> **Supplied information**

....................

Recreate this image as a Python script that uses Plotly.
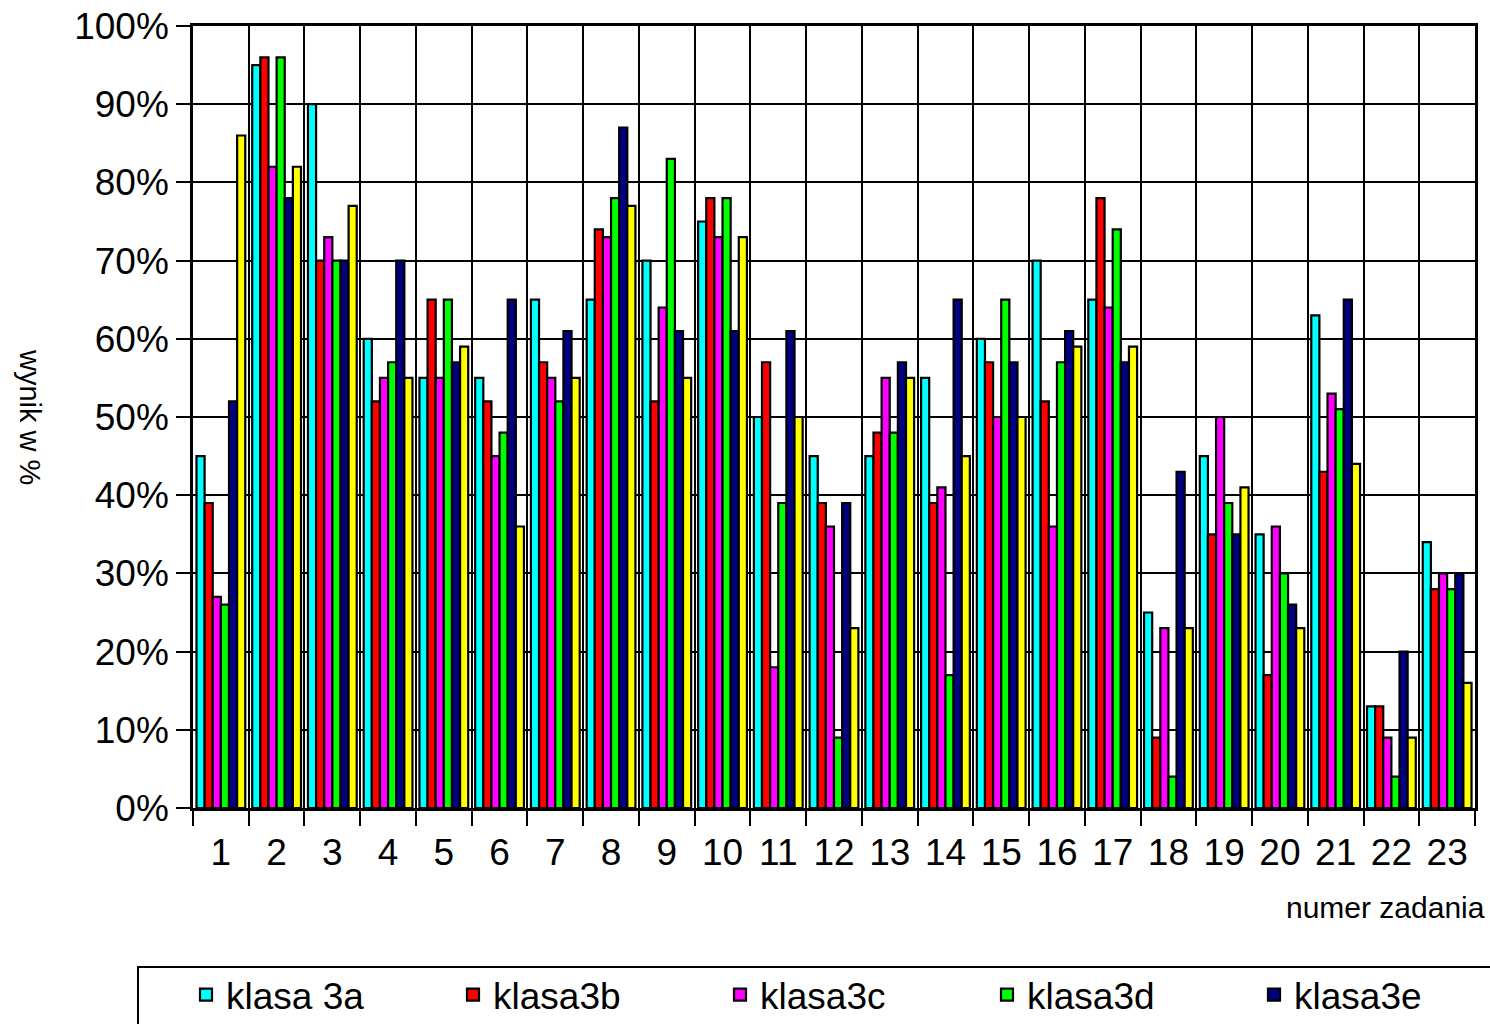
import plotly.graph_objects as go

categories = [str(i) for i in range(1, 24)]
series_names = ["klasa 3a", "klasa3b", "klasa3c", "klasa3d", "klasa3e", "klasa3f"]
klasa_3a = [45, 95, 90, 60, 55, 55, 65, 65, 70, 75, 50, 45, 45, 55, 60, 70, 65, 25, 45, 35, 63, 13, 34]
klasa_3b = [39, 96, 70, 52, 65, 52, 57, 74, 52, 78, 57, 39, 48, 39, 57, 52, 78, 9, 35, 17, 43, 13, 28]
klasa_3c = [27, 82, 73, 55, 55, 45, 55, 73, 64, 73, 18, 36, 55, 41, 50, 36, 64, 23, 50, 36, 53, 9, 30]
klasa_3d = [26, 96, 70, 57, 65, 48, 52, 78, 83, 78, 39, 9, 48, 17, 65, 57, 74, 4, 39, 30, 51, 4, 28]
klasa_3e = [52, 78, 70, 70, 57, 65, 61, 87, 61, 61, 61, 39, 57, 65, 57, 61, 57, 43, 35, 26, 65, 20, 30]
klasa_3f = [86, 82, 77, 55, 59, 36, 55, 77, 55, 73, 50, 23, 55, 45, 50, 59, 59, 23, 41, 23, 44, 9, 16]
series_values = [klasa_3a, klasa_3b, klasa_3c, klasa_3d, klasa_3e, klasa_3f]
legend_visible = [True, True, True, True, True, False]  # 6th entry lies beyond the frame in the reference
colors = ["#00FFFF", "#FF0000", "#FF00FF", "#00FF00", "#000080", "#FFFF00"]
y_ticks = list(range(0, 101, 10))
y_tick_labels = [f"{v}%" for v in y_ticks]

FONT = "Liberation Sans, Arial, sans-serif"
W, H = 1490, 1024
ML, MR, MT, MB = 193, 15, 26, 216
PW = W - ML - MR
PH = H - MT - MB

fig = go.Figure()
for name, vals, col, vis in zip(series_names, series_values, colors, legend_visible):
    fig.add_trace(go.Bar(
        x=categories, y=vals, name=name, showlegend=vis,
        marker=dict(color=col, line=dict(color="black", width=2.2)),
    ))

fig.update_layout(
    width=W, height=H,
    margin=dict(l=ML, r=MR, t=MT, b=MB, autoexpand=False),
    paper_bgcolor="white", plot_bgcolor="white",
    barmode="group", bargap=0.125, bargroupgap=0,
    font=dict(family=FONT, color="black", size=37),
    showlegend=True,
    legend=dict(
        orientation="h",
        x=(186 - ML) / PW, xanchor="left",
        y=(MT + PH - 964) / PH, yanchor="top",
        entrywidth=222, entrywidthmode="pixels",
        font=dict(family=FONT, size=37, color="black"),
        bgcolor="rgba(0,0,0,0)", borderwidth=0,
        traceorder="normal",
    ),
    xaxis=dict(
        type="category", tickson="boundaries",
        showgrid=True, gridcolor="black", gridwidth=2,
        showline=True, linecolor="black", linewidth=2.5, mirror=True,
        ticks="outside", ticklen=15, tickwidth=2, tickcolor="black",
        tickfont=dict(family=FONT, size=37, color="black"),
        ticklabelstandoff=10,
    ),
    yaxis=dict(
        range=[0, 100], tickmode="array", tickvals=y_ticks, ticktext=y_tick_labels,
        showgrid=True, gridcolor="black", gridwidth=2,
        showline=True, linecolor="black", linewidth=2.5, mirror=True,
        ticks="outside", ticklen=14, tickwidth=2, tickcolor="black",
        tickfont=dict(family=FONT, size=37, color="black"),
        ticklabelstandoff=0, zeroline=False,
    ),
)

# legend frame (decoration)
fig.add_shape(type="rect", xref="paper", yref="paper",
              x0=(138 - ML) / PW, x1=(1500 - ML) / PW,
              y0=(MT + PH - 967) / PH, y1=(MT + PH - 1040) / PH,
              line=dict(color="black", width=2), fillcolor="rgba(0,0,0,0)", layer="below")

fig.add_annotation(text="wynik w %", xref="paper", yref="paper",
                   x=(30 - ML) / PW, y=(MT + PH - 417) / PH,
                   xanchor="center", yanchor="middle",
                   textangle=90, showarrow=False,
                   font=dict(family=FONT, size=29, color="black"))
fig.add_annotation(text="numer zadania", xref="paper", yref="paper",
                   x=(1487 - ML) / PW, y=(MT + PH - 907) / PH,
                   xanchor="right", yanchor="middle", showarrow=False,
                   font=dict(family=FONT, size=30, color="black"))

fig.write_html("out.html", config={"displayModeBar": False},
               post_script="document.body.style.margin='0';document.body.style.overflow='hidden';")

....................

> **Task objective**
Repeat the listing above up to and including the line with "import plotly.graph_objects as go", starting from its first line. Drop any pictures.

> **Task response**
Recreate this image as a Python script that uses Plotly.
import plotly.graph_objects as go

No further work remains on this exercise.